We succeeded in growing a high-quality single crystal of EuCd11 with the BaCd11-type tetragonal structure by the Cd self-flux method, and measured the electrical resistivity, specific heat, magnetic susceptibility, magnetization, and de Haas–van Alphen (dHvA) oscillations, together with the electrical resistivity under high pressures up to 8 GPa. The antiferromagnetic ordering was confirmed to occur at the Néel temperature TN = 2.7 K, and the antiferromagnetic state was found to change into the field-induced ferromagnetic state with 7 μB/Eu above a critical field Hc \( \simeq \) 15 kOe for both the magnetic fields H || [100] and [001], revealing a typical Eu-divalent antiferromagnet.

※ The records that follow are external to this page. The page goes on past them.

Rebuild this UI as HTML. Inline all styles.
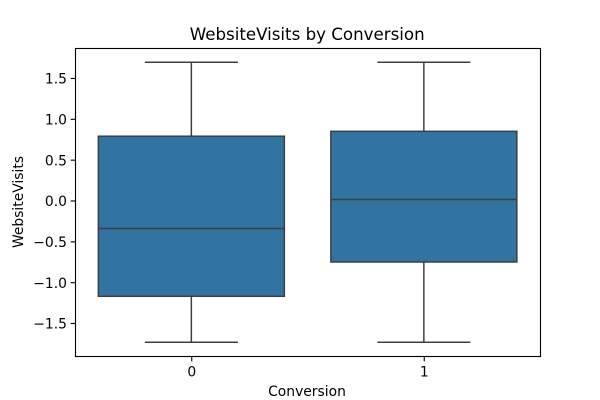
<!DOCTYPE html>
<html>
<head>
<meta charset="utf-8">
<title>WebsiteVisits by Conversion</title>
<style>
html,body{margin:0;padding:0;background:#fff;}
svg{display:block;}
text{font-family:"DejaVu Sans",sans-serif;fill:#000;}
</style>
</head>
<body>
<svg id="chart" width="600" height="400" viewBox="0 0 600 400" xmlns="http://www.w3.org/2000/svg">
  <rect x="0" y="0" width="600" height="400" fill="#fff"/>
  <g id="marks" transform="translate(0.1,0.25)"></g>
  <g id="axes" transform="translate(0.5,0.5)"></g>
  <text x="307.2" y="40" font-size="16.67" text-anchor="middle">WebsiteVisits by Conversion</text>
  <text x="307" y="396" font-size="13.89" text-anchor="middle">Conversion</text>
  <text transform="translate(23,202) rotate(-90)" font-size="13.89" text-anchor="middle">WebsiteVisits</text>
</svg>
<script>
const categories = ['0', '1'];
const whiskerLow = [-1.733, -1.733];
const quartile1 = [-1.17, -0.75];
const medians = [-0.34, 0.015];
const quartile3 = [0.79, 0.85];
const whiskerHigh = [1.696, 1.696];
const yTickValues = [-1.5, -1, -0.5, 0, 0.5, 1, 1.5];
const yTickLabels = ['\u22121.5', '\u22121.0', '\u22120.5', '0.0', '0.5', '1.0', '1.5'];

const NS = 'http://www.w3.org/2000/svg';
const plotLeft = 75, plotRight = 540, plotTop = 48, plotBottom = 356;
const yMin = -1.904, yMax = 1.867;
const boxWidth = 0.8, capWidth = 0.4;
const boxFill = '#3274a1', lineColor = '#3f3f3f', lineW = 1.5;

function xScale(v) {
  return plotLeft + (v + 0.5) / categories.length * (plotRight - plotLeft);
}
function yScale(v) {
  return plotBottom - (v - yMin) / (yMax - yMin) * (plotBottom - plotTop);
}
function make(tag, attrs, parent) {
  const el = document.createElementNS(NS, tag);
  for (const k in attrs) el.setAttribute(k, attrs[k]);
  parent.appendChild(el);
  return el;
}

const marks = document.getElementById('marks');
const axes = document.getElementById('axes');

categories.forEach(function (cat, i) {
  const g = make('g', {}, marks);
  
  
  const cx = xScale(i);
  const left = xScale(i - boxWidth / 2);
  const right = xScale(i + boxWidth / 2);
  const capL = xScale(i - capWidth / 2);
  const capR = xScale(i + capWidth / 2);
  const stroke = { stroke: lineColor, 'stroke-width': lineW, fill: 'none' };

  const lowLine = make('line', Object.assign({ x1: cx, x2: cx, y1: yScale(quartile1[i]), y2: yScale(whiskerLow[i]) }, stroke), g);
  
  

  const highLine = make('line', Object.assign({ x1: cx, x2: cx, y1: yScale(quartile3[i]), y2: yScale(whiskerHigh[i]) }, stroke), g);
  
  

  const lowCap = make('line', Object.assign({ x1: capL, x2: capR, y1: yScale(whiskerLow[i]), y2: yScale(whiskerLow[i]) }, stroke), g);
  
  

  const highCap = make('line', Object.assign({ x1: capL, x2: capR, y1: yScale(whiskerHigh[i]), y2: yScale(whiskerHigh[i]) }, stroke), g);
  
  

  const box = make('rect', {
    x: left,
    y: yScale(quartile3[i]),
    width: right - left,
    height: yScale(quartile1[i]) - yScale(quartile3[i]),
    fill: boxFill,
    stroke: lineColor,
    'stroke-width': lineW
  }, g);
  
  

  const med = make('line', Object.assign({ x1: left, x2: right, y1: yScale(medians[i]), y2: yScale(medians[i]) }, stroke), g);
  
  

  const tick = make('line', { x1: cx, x2: cx, y1: plotBottom, y2: plotBottom + 4.86, stroke: '#000', 'stroke-width': 1.11 }, axes);
  
  

  const label = make('text', { x: cx, y: plotBottom + 20, 'font-size': 13.89, 'text-anchor': 'middle' }, axes);
  
  
  label.textContent = cat;
});

yTickValues.forEach(function (v, i) {
  const y = yScale(v);
  const tick = make('line', { x1: plotLeft - 4.86, x2: plotLeft, y1: y, y2: y, stroke: '#000', 'stroke-width': 1.11 }, axes);
  
  

  const label = make('text', { x: plotLeft - 8.5, y: y + 5.1, 'font-size': 13.89, 'text-anchor': 'end' }, axes);
  
  
  label.textContent = yTickLabels[i];
});

const frame = make('rect', {
  x: plotLeft,
  y: plotTop,
  width: plotRight - plotLeft,
  height: plotBottom - plotTop,
  fill: 'none',
  stroke: '#000',
  'stroke-width': 1.11
}, axes);


</script>
</body>
</html>
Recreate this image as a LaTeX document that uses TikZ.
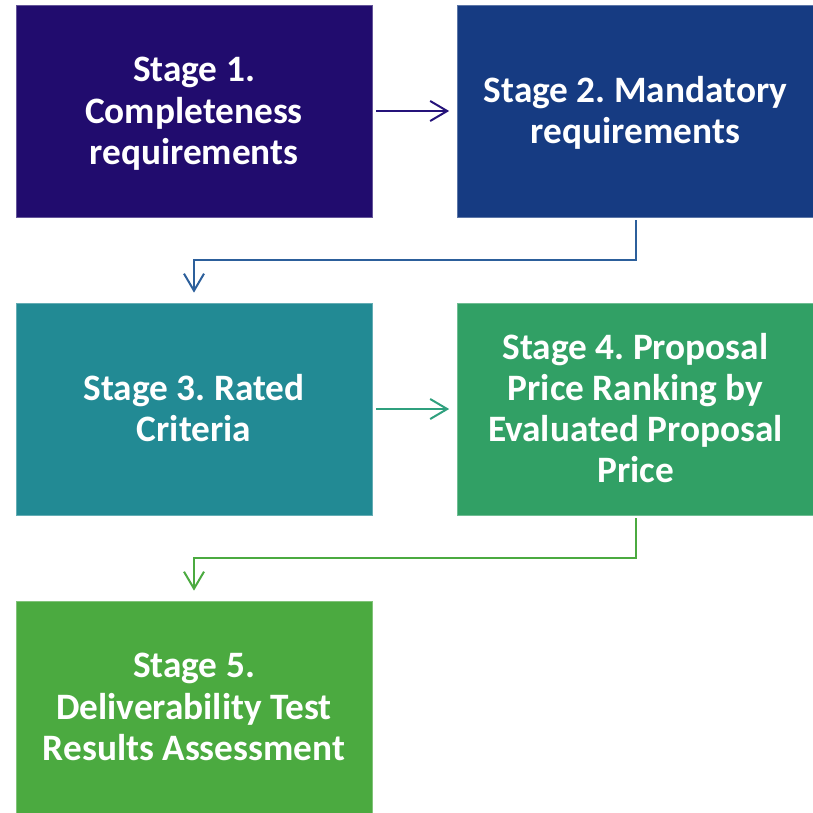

Reflecting the large lattice parameters of a = 11.93 Å and c = 7.682 Å with the caged structure, where each Eu atom is surrounded by a polyhedron of 22 Cd atoms, the Brillouin zone and the corresponding Fermi surfaces are small in volume. The detected dHvA branches are well explained by the full potential linear augmented plane wave (FLAPW) energy band calculations for the non-4f reference compound SrCd11, revealing ellipsoidal Fermi surfaces with complicated concave and convex shapes. The present Eu-divalent electronic state is found to be robust against high pressures up to 8 GPa, and does not change into the Eu-trivalent state.